CSS Grid: Two-Dimensional Layout

Grid tracks, fr units, areas, and when Grid beats Flexbox.

F

Frontend Interview Team

February 08, 2026

2 min read
CSS Grid: Two-Dimensional Layout

30‑second interview answer

CSS Grid is a two-dimensional layout system (rows and columns together). You define grid tracks with grid-template-columns/rows and place items with lines, spans, or named areas.
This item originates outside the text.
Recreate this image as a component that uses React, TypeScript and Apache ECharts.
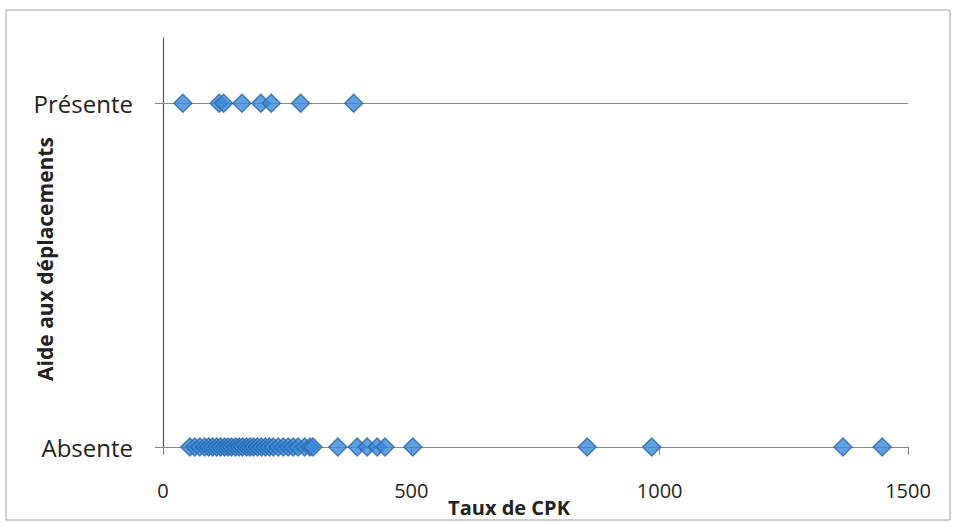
import React, { useEffect, useRef } from "react";
import * as echarts from "echarts";

const presenteCPK = [40, 113, 122, 159, 197, 218, 277, 384];
const absenteCPK = [
  54, 64, 74, 84, 92, 100, 108, 116, 124, 131, 138, 146, 153, 160, 168, 175,
  182, 190, 198, 206, 214, 222, 232, 242, 252, 262, 272, 285, 296, 302,
  352, 391, 411, 431, 447, 503, 854, 984, 1369, 1448,
];
const yCategories = ["Absente", "Présente"];
const xTicks = [0, 500, 1000, 1500];

export default function App() {
  const ref = useRef<HTMLDivElement>(null);
  useEffect(() => {
    if (!ref.current) return;
    const chart = echarts.init(ref.current, null, { renderer: "svg" });
    const font = "'Open Sans', sans-serif";
    const pts = (arr: number[], y: number) => arr.map((x) => [x, y]);
    chart.setOption({
      animation: false,
      backgroundColor: "#ffffff",
      grid: { left: 163, right: 46, top: 38, bottom: 76 },
      xAxis: {
        type: "value",
        min: xTicks[0],
        max: xTicks[xTicks.length - 1],
        interval: 500,
        axisLine: { show: true, lineStyle: { color: "#8a8a8a", width: 1 } },
        axisTick: { show: true, length: 8, lineStyle: { color: "#8a8a8a" } },
        axisLabel: {
          margin: 33,
          fontSize: 20,
          color: "#222",
          fontFamily: font,
          formatter: (v: number) => String(v),
        },
        splitLine: { show: false },
      },
      yAxis: {
        type: "value",
        min: 0,
        max: 1.19,
        interval: 1,
        axisLine: { show: true, lineStyle: { color: "#555", width: 1.2 } },
        axisTick: { show: true, length: 8, customValues: [0, 1], lineStyle: { color: "#8a8a8a" } },
        axisLabel: {
          margin: 30,
          fontSize: 24,
          color: "#222",
          fontFamily: font,
          customValues: [0, 1],
          formatter: (v: number) => (v === 0 ? yCategories[0] : v === 1 ? yCategories[1] : ""),
        },
        splitLine: { show: false },
      },
      graphic: [
        {
          type: "rect",
          shape: { x: 6, y: 10, width: 944, height: 510 },
          style: { fill: "none", stroke: "#a0a0a0", lineWidth: 1 },
          silent: true,
        },
        {
          type: "text",
          x: 45,
          y: 259,
          rotation: Math.PI / 2,
          style: {
            text: "Aide aux déplacements",
            fontSize: 21,
            fontWeight: "bold",
            fontFamily: font,
            fill: "#222",
            align: "center",
            verticalAlign: "middle",
          },
        },
        {
          type: "text",
          x: 509,
          y: 507,
          style: {
            text: "Taux de CPK",
            fontSize: 20,
            fontWeight: "bold",
            fontFamily: font,
            fill: "#222",
            align: "center",
            verticalAlign: "middle",
          },
        },
      ],
      series: [
        {
          type: "scatter",
          name: "Absente",
          data: pts(absenteCPK, 0),
          symbol: "diamond",
          symbolSize: 18,
          itemStyle: { color: "#3a88d8", borderColor: "#2866a8", borderWidth: 1.5 },
        },
        {
          type: "scatter",
          name: "Présente",
          data: pts(presenteCPK, 1),
          symbol: "diamond",
          symbolSize: 18,
          itemStyle: { color: "#3a88d8", borderColor: "#2866a8", borderWidth: 1.5 },
          z: 3,
          markLine: {
            silent: true,
            symbol: "none",
            label: { show: false },
            lineStyle: { color: "#8a8a8a", type: "solid", width: 1 },
            data: [{ yAxis: 1 }],
            z: 1,
          },
        },
      ],
    });
    return () => chart.dispose();
  }, []);
  return (
    <div
      ref={ref}
      style={{ position: "absolute", left: 0, top: 0, width: 954, height: 523 }}
    />
  );
}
Use Grid for page layouts and complex alignment; use Flexbox for one-dimensional components.


Grid mental model

  • You create a grid container: display: grid
  • Define columns/rows (tracks)
  • Place items

Example:

.container {
  display: grid;
  grid-template-columns: 240px 1fr;
  gap: 16px;
}

This is perfect for sidebar + content.


fr unit (interview favorite)

1fr means “one fraction of remaining space”.

grid-template-columns: 1fr 2fr;

Second column gets double space.


grid-template-areas (super readable)

.container {
  display: grid;
  grid-template-columns: 1fr 300px;
  grid-template-areas:
    "header header"
    "main sidebar"
    "footer footer";
}
 
header { grid-area: header; }
main { grid-area: main; }
aside { grid-area: sidebar; }
footer { grid-area: footer; }

Centering (even easier)

.container {
  display: grid;
  place-items: center;
}

Flex vs Grid (how to answer)

  • Grid: 2D layout, page structure, aligned rows/cols
  • Flex: 1D layout, components, distribution and alignment

Common mistakes

  1. Trying to use Grid when Flex is simpler
  2. Over-nesting grids
  3. Not using gap

Mini Q&A

Q1: What is Grid good for?

  • 2D layouts, page-level structure.

Q2: What does 1fr mean?

  • a fraction of remaining space.

Q3: How to center in Grid?

  • place-items: center.

Summary checklist

  • I can define grid tracks.
  • I can explain fr units.
  • I can use grid areas.
  • I know when to choose Grid vs Flex.